I have recently heard this '5 thread' stuff elsewhere, and there the expressed desire was to ensure a good path for the clearing of fault current. In a similar vein I have heard debates over just what constitutes 'wrench tight.'
We're not plumbers. With straight threads, you're never going to 'seal' anything. We rely on the wire insulation for that.
Actually Reno, in 500.8(E), they specify NPT threads and sealing is the object. The only thing they don't require is "dope" but that is really just a lubricant.
(E) Threading. All NPT threaded conduit and fittings referred to herein shall be threaded with a National (American) Standard Pipe Taper (NPT) thread that provides a taper of 1 in 16 (3/4-in. taper per foot). Conduit and fittings shall be made wrenchtight to prevent sparking when fault current flows through the conduit system, and to ensure the explosionproof integrity of the conduit system where applicable. Equipment provided with threaded entries for field wiring connections shall be installed in accordance with 500.8(E)(1) or (E)(2). Threaded entries into explosionproof equipment shall be made up with at least five threads fully engaged.
Greg: The term 'sealing' that you use IMHO is incorrect, or mis-used. The five thread requirement in classified use of RGC is to provide a 'controlled escape pathway' for ignited products of combustion that are within the RGC. The 'pathway' is supposed to allow the gasses to cool while venting thru the threads to prevent an 'explosion' in the area.
I have seen that but if you really make pipe threads up "wrench tight" they will pretty much seal.

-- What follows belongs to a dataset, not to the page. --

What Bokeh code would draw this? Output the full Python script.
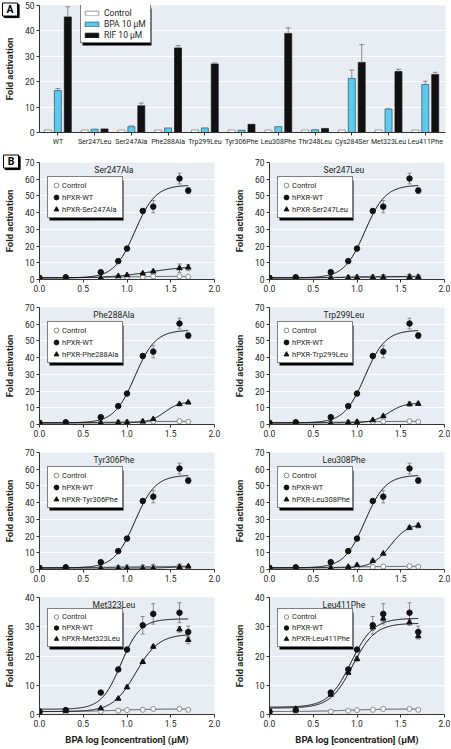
import numpy as np
from bokeh.plotting import figure
from bokeh.layouts import column, row
from bokeh.models import (Range1d, FixedTicker, PrintfTickFormatter, Legend, LegendItem,
                          Label, Whisker, TeeHead, ColumnDataSource, BoxAnnotation)
from bokeh.core.properties import value
from bokeh.embed import file_html
from bokeh.resources import INLINE

# ---------------- Panel A data ----------------
categories = ["WT", "Ser247Leu", "Ser247Ala", "Phe288Ala", "Trp299Leu", "Tyr306Phe",
              "Leu308Phe", "Thr248Leu", "Cys284Ser", "Met323Leu", "Leu411Phe"]
control_a = [1.0, 1.0, 1.0, 1.0, 1.0, 1.0, 1.0, 1.0, 1.0, 1.0, 1.0]
bpa_a = [16.5, 1.3, 2.3, 1.8, 1.8, 0.9, 2.3, 1.1, 21.3, 9.2, 18.9]
bpa_a_err = [0.8, 0.0, 0.3, 0.0, 0.0, 0.0, 0.0, 0.0, 3.3, 0.3, 1.3]
rif_a = [45.5, 1.4, 10.5, 33.3, 27.0, 3.2, 39.0, 1.6, 27.6, 24.0, 22.8]
rif_a_err = [4.0, 0.0, 1.1, 0.9, 0.4, 0.0, 2.2, 0.0, 7.0, 0.9, 0.9]
yticks_a = [0, 10, 20, 30, 40, 50]

# ---------------- Panel B data ----------------
log_conc = [0.0, 0.3, 0.7, 0.9, 1.0, 1.18, 1.3, 1.6, 1.7]
xticks_b = [0.0, 0.5, 1.0, 1.5, 2.0]
yticks_hi = [0, 10, 20, 30, 40, 50, 60, 70]
yticks_lo = [0, 10, 20, 30, 40]

wt_hi = [1.0, 1.3, 4.4, 11.0, 18.5, 41.0, 43.6, 60.4, 53.2]
wt_hi_err = [0.2, 0.3, 0.5, 0.6, 0.8, 1.2, 3.7, 3.2, 1.7]
ctrl_hi = [1.0, 1.0, 1.0, 1.2, 1.4, 1.5, 1.8, 2.0, 1.6]
wt_lo = [1.1, 1.5, 7.5, 15.4, 22.2, 30.5, 34.4, 34.8, 28.2]
wt_lo_err = [0.1, 0.2, 0.4, 0.5, 0.6, 3.0, 3.5, 3.4, 2.0]
ctrl_lo = [1.0, 0.8, 1.0, 1.3, 1.5, 1.6, 1.9, 1.9, 1.6]

ser247ala = [1.0, 1.0, 1.0, 2.0, 2.6, 3.6, 4.8, 6.8, 7.2]
ser247ala_err = [0.0, 0.0, 0.0, 0.3, 0.4, 0.5, 0.8, 2.5, 1.8]
ser247leu = [1.0, 1.0, 1.0, 1.1, 1.2, 1.3, 1.4, 1.6, 1.5]
ser247leu_err = [0.0, 0.0, 0.0, 0.0, 0.0, 0.0, 0.0, 0.0, 0.0]
phe288ala = [1.0, 1.0, 1.0, 1.2, 1.3, 1.8, 3.2, 12.2, 13.2]
phe288ala_err = [0.0, 0.0, 0.0, 0.0, 0.0, 0.2, 0.3, 0.5, 0.4]
trp299leu = [1.0, 1.0, 0.9, 1.3, 1.5, 2.6, 5.0, 12.2, 12.4]
trp299leu_err = [0.0, 0.0, 0.0, 0.0, 0.0, 0.3, 0.4, 1.2, 1.0]
tyr306phe = [1.0, 1.0, 0.9, 0.9, 0.9, 0.9, 0.9, 1.5, 1.8]
tyr306phe_err = [0.0, 0.0, 0.0, 0.0, 0.0, 0.0, 0.0, 0.2, 0.2]
leu308phe = [1.0, 1.0, 1.0, 1.6, 2.6, 5.2, 9.5, 25.0, 26.3]
leu308phe_err = [0.0, 0.0, 0.0, 0.2, 0.4, 0.6, 0.6, 1.2, 1.4]
met323leu = [1.0, 1.3, 2.1, 5.4, 9.3, 18.0, 23.2, 29.1, 25.5]
met323leu_err = [0.0, 0.1, 0.2, 0.3, 0.4, 0.4, 0.5, 1.0, 1.3]
leu411phe = [1.0, 1.9, 6.8, 14.3, 19.0, 29.8, 32.8, 31.5, 26.8]
leu411phe_err = [0.0, 0.2, 0.4, 0.6, 0.8, 1.0, 1.0, 1.0, 1.0]

# fitted logistic curves: (bottom, top, logEC50, hill slope)
fit_wt_hi = (1.0, 56.5, 1.09, 3.7)
fit_ctrl = (1.0, 1.9, 0.9, 2.0)
fit_ser247ala = (1.0, 8.0, 1.26, 2.0)
fit_ser247leu = (1.0, 1.7, 1.0, 2.0)
fit_phe288ala = (1.0, 13.8, 1.43, 5.0)
fit_trp299leu = (1.0, 12.9, 1.36, 4.8)
fit_tyr306phe = (0.9, 1.9, 1.55, 5.0)
fit_leu308phe = (1.0, 27.5, 1.38, 4.3)
fit_wt_met = (1.8, 32.7, 0.93, 3.9)
fit_met323leu = (1.0, 27.5, 1.10, 3.3)
fit_wt_leu411 = (2.5, 32.9, 0.93, 3.4)
fit_leu411phe = (2.2, 31.2, 0.95, 3.4)

# ---------------- style ----------------
FONT = "Roboto"
BG = "#e8edf3"
AX = "#333333"
TXT = "#231f20"
CYAN = "#5cc9ee"
ERR = "#8a8a8a"


def style(p, yticks):
    p.background_fill_color = BG
    p.border_fill_color = "white"
    p.outline_line_color = None
    p.xgrid.grid_line_color = None
    p.ygrid.grid_line_color = "white"
    p.ygrid.grid_line_width = 1
    p.yaxis.ticker = FixedTicker(ticks=yticks)
    for ax in (p.xaxis[0], p.yaxis[0]):
        ax.axis_line_color = AX
        ax.axis_line_width = 1
        ax.major_tick_line_color = AX
        ax.minor_tick_line_color = None
        ax.major_tick_out = 3
        ax.major_tick_in = 0
        ax.major_label_text_font = FONT
        ax.major_label_text_font_size = "8.5px"
        ax.major_label_text_color = TXT
        ax.major_label_standoff = 2
    p.yaxis.axis_label = "Fold activation"
    p.yaxis.axis_label_text_font = FONT
    p.yaxis.axis_label_text_font_style = "bold"
    p.yaxis.axis_label_text_font_size = "9.5px"
    p.yaxis.axis_label_text_color = TXT
    p.yaxis.axis_label_standoff = 7


def px_to_data(geom, px, py):
    """convert a pixel position inside a figure into data coordinates"""
    w, h, bl, br, bt, bb, x0, x1, y0, y1 = geom
    fw, fh = w - bl - br, h - bt - bb
    x = x0 + (px - bl) * (x1 - x0) / fw
    y = y1 - (py - bt) * (y1 - y0) / fh
    return x, y


def letter_box(p, geom, letter, cx, cy):
    x, y = px_to_data(geom, cx, cy)
    xs, ys = px_to_data(geom, cx + 1.6, cy + 1.6)
    p.rect(x=[xs], y=[ys], width=15, height=13, width_units="screen", height_units="screen",
           fill_color="black", line_color="black", level="overlay")
    p.rect(x=[x], y=[y], width=15, height=13, width_units="screen", height_units="screen",
           fill_color="white", line_color="black", line_width=1, level="overlay")
    p.text(x=[x], y=[y], text=[letter], text_font=value(FONT), text_font_size="10.5px",
           text_font_style="bold", text_color="black", text_align="center",
           text_baseline="middle", level="overlay")


def legend_with_shadow(p, items, x, y, pad, gw, gh, standoff, lw, lh, fsize):
    n = len(items)
    w = 2 * pad + gw + standoff + lw
    h = 2 * pad + n * max(gh, lh)
    p.add_layout(BoxAnnotation(left=x + 2, right=x + w + 2, bottom=y - 2, top=y + h - 2,
                               left_units="screen", right_units="screen",
                               bottom_units="screen", top_units="screen",
                               fill_color="black", fill_alpha=1.0, line_color=None))
    leg = Legend(items=items, location=(x, y), padding=pad, spacing=0, margin=0,
                 glyph_width=gw, glyph_height=gh, label_standoff=standoff,
                 label_width=lw, label_height=lh,
                 label_text_font=FONT, label_text_font_size=fsize, label_text_color=TXT,
                 background_fill_color="white", background_fill_alpha=1.0,
                 border_line_color="black", border_line_width=1)
    p.add_layout(leg, "center")


# ---------------- Panel A ----------------
idx = np.arange(len(categories))
geom_a = (450, 150, 39, 5, 5, 18, -0.5, 10.55, 0, 50)
pa = figure(width=geom_a[0], height=geom_a[1], x_range=Range1d(geom_a[6], geom_a[7]),
            y_range=Range1d(geom_a[8], geom_a[9]),
            output_backend="svg", toolbar_location=None,
            min_border_left=geom_a[2], min_border_right=geom_a[3],
            min_border_top=geom_a[4], min_border_bottom=geom_a[5])
style(pa, yticks_a)
pa.xaxis.ticker = FixedTicker(ticks=[int(i) for i in idx])
pa.xaxis.major_label_overrides = {int(i): c for i, c in zip(idx, categories)}
pa.xaxis.major_label_text_font_size = "7px"

r_ctrl = pa.vbar(x=idx - 0.27, top=control_a, width=0.19, fill_color="white",
                 line_color="#9a9a9a", line_width=1)
r_bpa = pa.vbar(x=idx, top=bpa_a, width=0.19, fill_color=CYAN, line_color="#2b4f5c", line_width=0.7)
r_rif = pa.vbar(x=idx + 0.27, top=rif_a, width=0.19, fill_color="#111111",
                line_color="#111111", line_width=0.7)


def one_sided(p, xs, vals, errs):
    keep = [i for i, e in enumerate(errs) if e > 0]
    src = ColumnDataSource(dict(base=[float(xs[i]) for i in keep],
                                lower=[vals[i] for i in keep],
                                upper=[vals[i] + errs[i] for i in keep]))
    p.add_layout(Whisker(source=src, base="base", lower="lower", upper="upper",
                         dimension="height", line_color=ERR, line_width=1,
                         upper_head=TeeHead(size=5, line_color=ERR, line_width=1),
                         lower_head=None, level="annotation"))


one_sided(pa, idx, bpa_a, bpa_a_err)
one_sided(pa, idx + 0.27, rif_a, rif_a_err)

legend_with_shadow(pa, [LegendItem(label="Control", renderers=[r_ctrl]),
                        LegendItem(label="BPA 10 µM", renderers=[r_bpa]),
                        LegendItem(label="RIF 10 µM", renderers=[r_rif])],
                   41, 89, 2, 17, 6, 4, 44, 11, "8.5px")
letter_box(pa, geom_a, "A", 9.5, 9.0)


# ---------------- Panel B ----------------
def logistic(fit, xs):
    b, t, c, h = fit
    return b + (t - b) / (1.0 + 10.0 ** ((c - xs) * h))


def sym_err(p, xs, vals, errs):
    keep = [i for i, e in enumerate(errs) if e > 0]
    if not keep:
        return
    src = ColumnDataSource(dict(base=[xs[i] for i in keep],
                                lower=[vals[i] - errs[i] for i in keep],
                                upper=[vals[i] + errs[i] for i in keep]))
    p.add_layout(Whisker(source=src, base="base", lower="lower", upper="upper",
                         dimension="height", line_color=ERR, line_width=1,
                         upper_head=TeeHead(size=4, line_color=ERR, line_width=1),
                         lower_head=TeeHead(size=4, line_color=ERR, line_width=1)))


panels = [
    ("Ser247Ala", ser247ala, ser247ala_err, fit_ser247ala),
    ("Ser247Leu", ser247leu, ser247leu_err, fit_ser247leu),
    ("Phe288Ala", phe288ala, phe288ala_err, fit_phe288ala),
    ("Trp299Leu", trp299leu, trp299leu_err, fit_trp299leu),
    ("Tyr306Phe", tyr306phe, tyr306phe_err, fit_tyr306phe),
    ("Leu308Phe", leu308phe, leu308phe_err, fit_leu308phe),
    ("Met323Leu", met323leu, met323leu_err, fit_met323leu),
    ("Leu411Phe", leu411phe, leu411phe_err, fit_leu411phe),
]
wt_fits_lo = {"Met323Leu": fit_wt_met, "Leu411Phe": fit_wt_leu411}

figs = []
xs_curve = np.linspace(0.0, 1.7, 150)
for i, (name, mut, mut_err, mut_fit) in enumerate(panels):
    left = (i % 2 == 0)
    last = (i >= 6)
    ymax = 40 if last else 70
    geom = (225,
            162 if last else 145,
            39 if left else 44,
            11 if left else 6,
            12,
            30 if last else 16,
            0.0, 2.0, 0, ymax)
    if last:
        wt, wt_err, wt_fit, ctrl = wt_lo, wt_lo_err, wt_fits_lo[name], ctrl_lo
    else:
        wt, wt_err, wt_fit, ctrl = wt_hi, wt_hi_err, fit_wt_hi, ctrl_hi

    p = figure(width=geom[0], height=geom[1], x_range=Range1d(geom[6], geom[7]),
               y_range=Range1d(geom[8], geom[9]),
               output_backend="svg", toolbar_location=None,
               min_border_left=geom[2], min_border_right=geom[3], min_border_top=geom[4],
               min_border_bottom=geom[5])
    style(p, yticks_lo if last else yticks_hi)
    p.xaxis.ticker = FixedTicker(ticks=xticks_b)
    p.xaxis.formatter = PrintfTickFormatter(format="%.1f")
    if last:
        p.xaxis.axis_label = "BPA log [concentration] (µM)"
        p.xaxis.axis_label_text_font = FONT
        p.xaxis.axis_label_text_font_style = "bold"
        p.xaxis.axis_label_text_font_size = "9.5px"
        p.xaxis.axis_label_text_color = TXT
        p.xaxis.axis_label_standoff = 4

    p.line(xs_curve, logistic(fit_ctrl, xs_curve), line_color="#555555", line_width=1)
    p.line(xs_curve, logistic(mut_fit, xs_curve), line_color="#111111", line_width=1)
    p.line(xs_curve, logistic(wt_fit, xs_curve), line_color="#111111", line_width=1)

    sym_err(p, log_conc, wt, wt_err)
    sym_err(p, log_conc, mut, mut_err)

    rc = p.scatter(log_conc, ctrl, marker="circle", size=5, fill_color="white",
                   line_color="#8a8a8a", line_width=1)
    rw = p.scatter(log_conc, wt, marker="circle", size=5.5, fill_color="#111111",
                   line_color="#111111")
    rm = p.scatter(log_conc, mut, marker="triangle", size=5.5, fill_color="#111111",
                   line_color="#111111")

    p.add_layout(Label(x=0.85, y=ymax * 0.94, text=name, text_font=FONT,
                       text_font_size="8.5px", text_color=TXT,
                       text_align="center", text_baseline="middle"))
    items = [LegendItem(label="Control", renderers=[rc]),
             LegendItem(label="hPXR-WT", renderers=[rw]),
             LegendItem(label="hPXR-" + name, renderers=[rm])]
    if last:
        legend_with_shadow(p, items, 8, 67, 2, 12, 11, 0, 58, 11, "7.5px")
    else:
        legend_with_shadow(p, items, 8, 61, 2, 12, 12, 0, 58, 12, "7.5px")
    if i == 0:
        letter_box(p, geom, "B", 10.5, 11.0)
    figs.append(p)

layout = column(pa,
                row(figs[0], figs[1]),
                row(figs[2], figs[3]),
                row(figs[4], figs[5]),
                row(figs[6], figs[7]))

open("out.html", "w").write(file_html(layout, INLINE))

That is particularly true if there is some lube in there and with that oil they put on pipe to keep the factory cut threads from rusting (or the cutting oil itself when field cutting) they can get "gas" tight, particularly over time when you get a little oxidation going. The air system I put in my garage (galvanized, schedule 40, threaded pipe) had a very slow leak for a while. Now it holds 150 PSI for weeks with the compressor off.
The reference cited that describes tapered pipe threads is specific to FIELD MADE threads. It does not apply to our couplings, many conduit bodies, chase nipples, or EMT fittings.
Likewise, even a plumber will have leaks in the best NPT threads if he fails to use pipe dope. There is a slightly different thread -"dry seal"- that is used where it is required to actually seal without the use of any sealant.